[Records provided start]
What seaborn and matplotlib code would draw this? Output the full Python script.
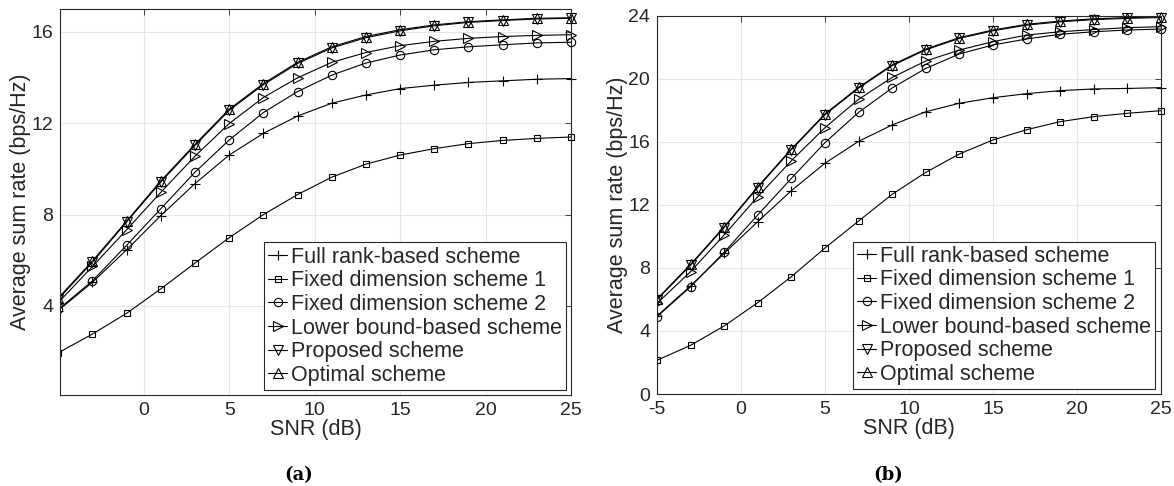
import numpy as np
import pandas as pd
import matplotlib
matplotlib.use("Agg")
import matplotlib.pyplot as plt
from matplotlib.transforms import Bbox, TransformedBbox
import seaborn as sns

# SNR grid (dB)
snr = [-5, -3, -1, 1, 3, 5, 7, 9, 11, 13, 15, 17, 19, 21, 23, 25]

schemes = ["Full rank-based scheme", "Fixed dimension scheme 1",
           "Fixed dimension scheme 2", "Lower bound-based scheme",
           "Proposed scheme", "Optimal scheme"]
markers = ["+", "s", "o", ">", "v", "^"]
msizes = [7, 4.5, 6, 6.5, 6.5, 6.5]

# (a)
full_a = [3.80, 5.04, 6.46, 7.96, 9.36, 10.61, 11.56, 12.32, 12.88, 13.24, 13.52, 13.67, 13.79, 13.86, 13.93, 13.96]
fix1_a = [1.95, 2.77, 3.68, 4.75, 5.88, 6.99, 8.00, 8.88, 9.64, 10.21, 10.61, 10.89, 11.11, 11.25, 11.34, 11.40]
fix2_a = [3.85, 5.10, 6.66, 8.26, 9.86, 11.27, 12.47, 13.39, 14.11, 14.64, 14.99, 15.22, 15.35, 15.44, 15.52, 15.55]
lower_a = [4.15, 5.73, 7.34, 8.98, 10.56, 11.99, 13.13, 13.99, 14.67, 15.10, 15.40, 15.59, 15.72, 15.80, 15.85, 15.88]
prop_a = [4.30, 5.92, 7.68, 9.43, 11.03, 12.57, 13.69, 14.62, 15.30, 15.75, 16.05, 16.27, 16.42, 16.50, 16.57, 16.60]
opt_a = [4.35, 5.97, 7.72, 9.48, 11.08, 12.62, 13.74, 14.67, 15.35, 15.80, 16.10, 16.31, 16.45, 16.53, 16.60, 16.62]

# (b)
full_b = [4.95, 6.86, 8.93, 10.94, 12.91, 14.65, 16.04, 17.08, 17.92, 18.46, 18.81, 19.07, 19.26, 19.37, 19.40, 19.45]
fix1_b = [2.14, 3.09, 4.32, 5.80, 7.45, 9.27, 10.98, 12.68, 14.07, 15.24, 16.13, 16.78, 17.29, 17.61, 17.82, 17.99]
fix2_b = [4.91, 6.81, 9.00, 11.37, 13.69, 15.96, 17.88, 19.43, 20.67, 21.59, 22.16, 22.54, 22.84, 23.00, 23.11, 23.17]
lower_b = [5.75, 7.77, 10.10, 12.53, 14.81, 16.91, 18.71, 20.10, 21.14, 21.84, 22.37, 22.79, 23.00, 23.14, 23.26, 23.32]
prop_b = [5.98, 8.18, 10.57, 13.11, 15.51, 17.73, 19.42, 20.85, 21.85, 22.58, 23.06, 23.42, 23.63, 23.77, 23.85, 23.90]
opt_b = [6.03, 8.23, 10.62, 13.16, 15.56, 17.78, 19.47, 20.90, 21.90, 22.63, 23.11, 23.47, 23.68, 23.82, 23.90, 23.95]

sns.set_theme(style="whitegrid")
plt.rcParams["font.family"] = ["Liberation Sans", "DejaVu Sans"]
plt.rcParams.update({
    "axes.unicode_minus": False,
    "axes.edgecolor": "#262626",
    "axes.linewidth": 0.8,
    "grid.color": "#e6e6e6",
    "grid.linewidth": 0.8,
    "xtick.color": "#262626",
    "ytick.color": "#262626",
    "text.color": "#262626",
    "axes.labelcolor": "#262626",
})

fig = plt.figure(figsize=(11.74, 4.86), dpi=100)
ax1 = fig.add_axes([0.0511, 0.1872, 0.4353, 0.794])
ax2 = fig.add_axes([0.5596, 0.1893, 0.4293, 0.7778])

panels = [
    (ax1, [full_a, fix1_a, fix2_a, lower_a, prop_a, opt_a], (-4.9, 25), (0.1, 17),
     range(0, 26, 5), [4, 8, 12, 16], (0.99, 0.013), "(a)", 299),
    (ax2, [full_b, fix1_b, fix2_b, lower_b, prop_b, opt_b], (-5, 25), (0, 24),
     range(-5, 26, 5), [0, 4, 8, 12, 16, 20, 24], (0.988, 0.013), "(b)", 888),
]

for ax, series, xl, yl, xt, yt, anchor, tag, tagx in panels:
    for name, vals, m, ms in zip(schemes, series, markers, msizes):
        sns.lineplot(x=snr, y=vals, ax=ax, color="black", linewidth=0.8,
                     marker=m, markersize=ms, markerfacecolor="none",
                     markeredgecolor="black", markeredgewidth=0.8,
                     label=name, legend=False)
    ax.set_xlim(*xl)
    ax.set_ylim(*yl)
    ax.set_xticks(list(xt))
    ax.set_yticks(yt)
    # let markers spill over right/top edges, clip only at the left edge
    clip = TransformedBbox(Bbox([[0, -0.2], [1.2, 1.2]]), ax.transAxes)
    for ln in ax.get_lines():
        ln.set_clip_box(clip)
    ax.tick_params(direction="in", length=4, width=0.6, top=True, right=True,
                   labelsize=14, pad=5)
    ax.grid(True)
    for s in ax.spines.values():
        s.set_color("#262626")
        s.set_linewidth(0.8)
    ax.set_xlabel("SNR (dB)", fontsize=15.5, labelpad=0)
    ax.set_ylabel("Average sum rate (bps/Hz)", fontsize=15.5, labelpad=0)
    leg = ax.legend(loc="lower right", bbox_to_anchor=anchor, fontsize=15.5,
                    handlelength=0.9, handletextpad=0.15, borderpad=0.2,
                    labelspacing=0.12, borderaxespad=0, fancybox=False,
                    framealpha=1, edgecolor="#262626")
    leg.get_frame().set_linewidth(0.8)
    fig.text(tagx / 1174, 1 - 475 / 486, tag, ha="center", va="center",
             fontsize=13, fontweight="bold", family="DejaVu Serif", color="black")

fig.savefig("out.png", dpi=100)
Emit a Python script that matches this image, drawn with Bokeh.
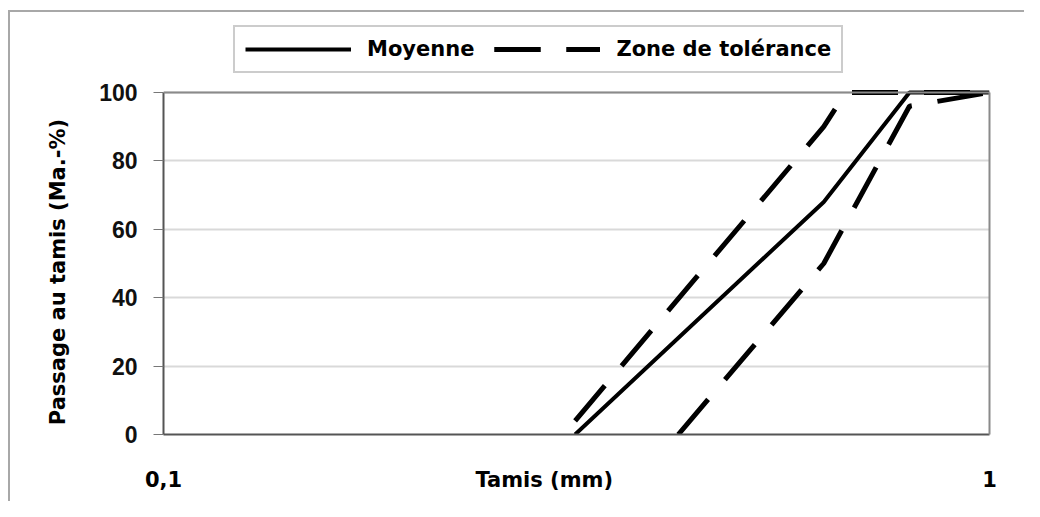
[Records provided end]
All of the lines above should be retyped precisely, apart from the pictures.

__Answer to this exercise__
What seaborn and matplotlib code would draw this? Output the full Python script.
import numpy as np
import pandas as pd
import matplotlib
matplotlib.use("Agg")
import matplotlib.pyplot as plt
from matplotlib.transforms import Bbox, TransformedBbox
import seaborn as sns

# SNR grid (dB)
snr = [-5, -3, -1, 1, 3, 5, 7, 9, 11, 13, 15, 17, 19, 21, 23, 25]

schemes = ["Full rank-based scheme", "Fixed dimension scheme 1",
           "Fixed dimension scheme 2", "Lower bound-based scheme",
           "Proposed scheme", "Optimal scheme"]
markers = ["+", "s", "o", ">", "v", "^"]
msizes = [7, 4.5, 6, 6.5, 6.5, 6.5]

# (a)
full_a = [3.80, 5.04, 6.46, 7.96, 9.36, 10.61, 11.56, 12.32, 12.88, 13.24, 13.52, 13.67, 13.79, 13.86, 13.93, 13.96]
fix1_a = [1.95, 2.77, 3.68, 4.75, 5.88, 6.99, 8.00, 8.88, 9.64, 10.21, 10.61, 10.89, 11.11, 11.25, 11.34, 11.40]
fix2_a = [3.85, 5.10, 6.66, 8.26, 9.86, 11.27, 12.47, 13.39, 14.11, 14.64, 14.99, 15.22, 15.35, 15.44, 15.52, 15.55]
lower_a = [4.15, 5.73, 7.34, 8.98, 10.56, 11.99, 13.13, 13.99, 14.67, 15.10, 15.40, 15.59, 15.72, 15.80, 15.85, 15.88]
prop_a = [4.30, 5.92, 7.68, 9.43, 11.03, 12.57, 13.69, 14.62, 15.30, 15.75, 16.05, 16.27, 16.42, 16.50, 16.57, 16.60]
opt_a = [4.35, 5.97, 7.72, 9.48, 11.08, 12.62, 13.74, 14.67, 15.35, 15.80, 16.10, 16.31, 16.45, 16.53, 16.60, 16.62]

# (b)
full_b = [4.95, 6.86, 8.93, 10.94, 12.91, 14.65, 16.04, 17.08, 17.92, 18.46, 18.81, 19.07, 19.26, 19.37, 19.40, 19.45]
fix1_b = [2.14, 3.09, 4.32, 5.80, 7.45, 9.27, 10.98, 12.68, 14.07, 15.24, 16.13, 16.78, 17.29, 17.61, 17.82, 17.99]
fix2_b = [4.91, 6.81, 9.00, 11.37, 13.69, 15.96, 17.88, 19.43, 20.67, 21.59, 22.16, 22.54, 22.84, 23.00, 23.11, 23.17]
lower_b = [5.75, 7.77, 10.10, 12.53, 14.81, 16.91, 18.71, 20.10, 21.14, 21.84, 22.37, 22.79, 23.00, 23.14, 23.26, 23.32]
prop_b = [5.98, 8.18, 10.57, 13.11, 15.51, 17.73, 19.42, 20.85, 21.85, 22.58, 23.06, 23.42, 23.63, 23.77, 23.85, 23.90]
opt_b = [6.03, 8.23, 10.62, 13.16, 15.56, 17.78, 19.47, 20.90, 21.90, 22.63, 23.11, 23.47, 23.68, 23.82, 23.90, 23.95]

sns.set_theme(style="whitegrid")
plt.rcParams["font.family"] = ["Liberation Sans", "DejaVu Sans"]
plt.rcParams.update({
    "axes.unicode_minus": False,
    "axes.edgecolor": "#262626",
    "axes.linewidth": 0.8,
    "grid.color": "#e6e6e6",
    "grid.linewidth": 0.8,
    "xtick.color": "#262626",
    "ytick.color": "#262626",
    "text.color": "#262626",
    "axes.labelcolor": "#262626",
})

fig = plt.figure(figsize=(11.74, 4.86), dpi=100)
ax1 = fig.add_axes([0.0511, 0.1872, 0.4353, 0.794])
ax2 = fig.add_axes([0.5596, 0.1893, 0.4293, 0.7778])

panels = [
    (ax1, [full_a, fix1_a, fix2_a, lower_a, prop_a, opt_a], (-4.9, 25), (0.1, 17),
     range(0, 26, 5), [4, 8, 12, 16], (0.99, 0.013), "(a)", 299),
    (ax2, [full_b, fix1_b, fix2_b, lower_b, prop_b, opt_b], (-5, 25), (0, 24),
     range(-5, 26, 5), [0, 4, 8, 12, 16, 20, 24], (0.988, 0.013), "(b)", 888),
]

for ax, series, xl, yl, xt, yt, anchor, tag, tagx in panels:
    for name, vals, m, ms in zip(schemes, series, markers, msizes):
        sns.lineplot(x=snr, y=vals, ax=ax, color="black", linewidth=0.8,
                     marker=m, markersize=ms, markerfacecolor="none",
                     markeredgecolor="black", markeredgewidth=0.8,
                     label=name, legend=False)
    ax.set_xlim(*xl)
    ax.set_ylim(*yl)
    ax.set_xticks(list(xt))
    ax.set_yticks(yt)
    # let markers spill over right/top edges, clip only at the left edge
    clip = TransformedBbox(Bbox([[0, -0.2], [1.2, 1.2]]), ax.transAxes)
    for ln in ax.get_lines():
        ln.set_clip_box(clip)
    ax.tick_params(direction="in", length=4, width=0.6, top=True, right=True,
                   labelsize=14, pad=5)
    ax.grid(True)
    for s in ax.spines.values():
        s.set_color("#262626")
        s.set_linewidth(0.8)
    ax.set_xlabel("SNR (dB)", fontsize=15.5, labelpad=0)
    ax.set_ylabel("Average sum rate (bps/Hz)", fontsize=15.5, labelpad=0)
    leg = ax.legend(loc="lower right", bbox_to_anchor=anchor, fontsize=15.5,
                    handlelength=0.9, handletextpad=0.15, borderpad=0.2,
                    labelspacing=0.12, borderaxespad=0, fancybox=False,
                    framealpha=1, edgecolor="#262626")
    leg.get_frame().set_linewidth(0.8)
    fig.text(tagx / 1174, 1 - 475 / 486, tag, ha="center", va="center",
             fontsize=13, fontweight="bold", family="DejaVu Serif", color="black")

fig.savefig("out.png", dpi=100)
Emit a Python script that matches this image, drawn with Bokeh.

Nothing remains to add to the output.